Her name was Hazel Bleecker Lael, and she was born on January 31, 1929.  Her mother died when Mom was only eleven months old, and she and her sister, Shirley, were raised in their hometown of Choteau, Montana, by a kind older woman. I remember baking potatoes by leaving them all day on heat vents in the house.  Their father was nearby, but he worked long hours as a carpenter and was raising their elder brothers.  After all, he was a widower and this was the era of the Great Depression.

Mom grew up and met my dad, Grady “Skip” Lael, future town marshal, and former rodeo cowboy and United States Marine, when she traveled to Northport, Washington to visit her oldest brother, Harry Bleecker, who had married Marian Wiley. 

Mom was 19 when she and Dad were married, and 20 when she gave birth to me.  At the time, we lived in a ramshackle cabin on some land my grandfather had given them—more stories about that later.

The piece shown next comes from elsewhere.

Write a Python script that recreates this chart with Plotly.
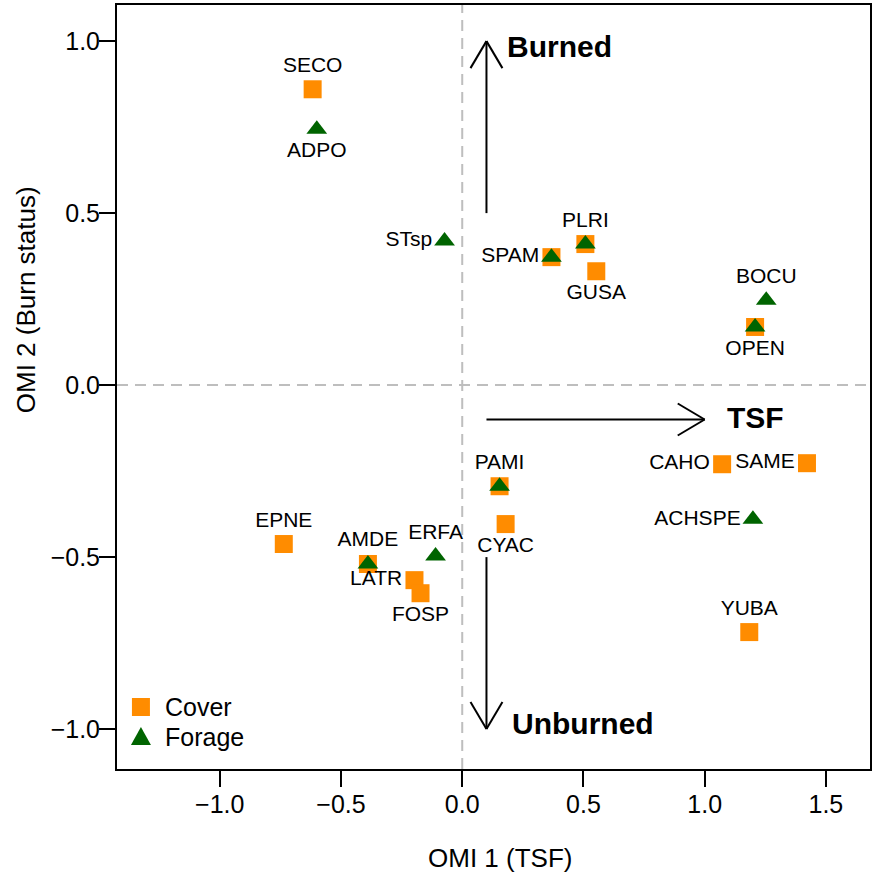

She was always a voracious reader and she was a born writer, too.  She actually published a small piece in THE SATURDAY EVENING POST, a very big deal back then.

I may have mentioned that she turned me into a writer by handing me a stack of Nancy Drew books from the library one day, when I was home from school, sick.

Years later, I asked her why she’d never written a book, since she’d clearly had the talent.  She laughed—her sense of humor was remarkable—and replied, “I didn’t want to do the work.”

This is getting long, so let me just say, Happy Birthday, Mom.  I miss you so much.

And Happy Birthday to my favorite (and only) brother, Jerry Lael. You see, Mom and Jerry shared the same date of birth, January 31. Synchronicity?  Get this. My dad and I were both born on June 10. Go figure.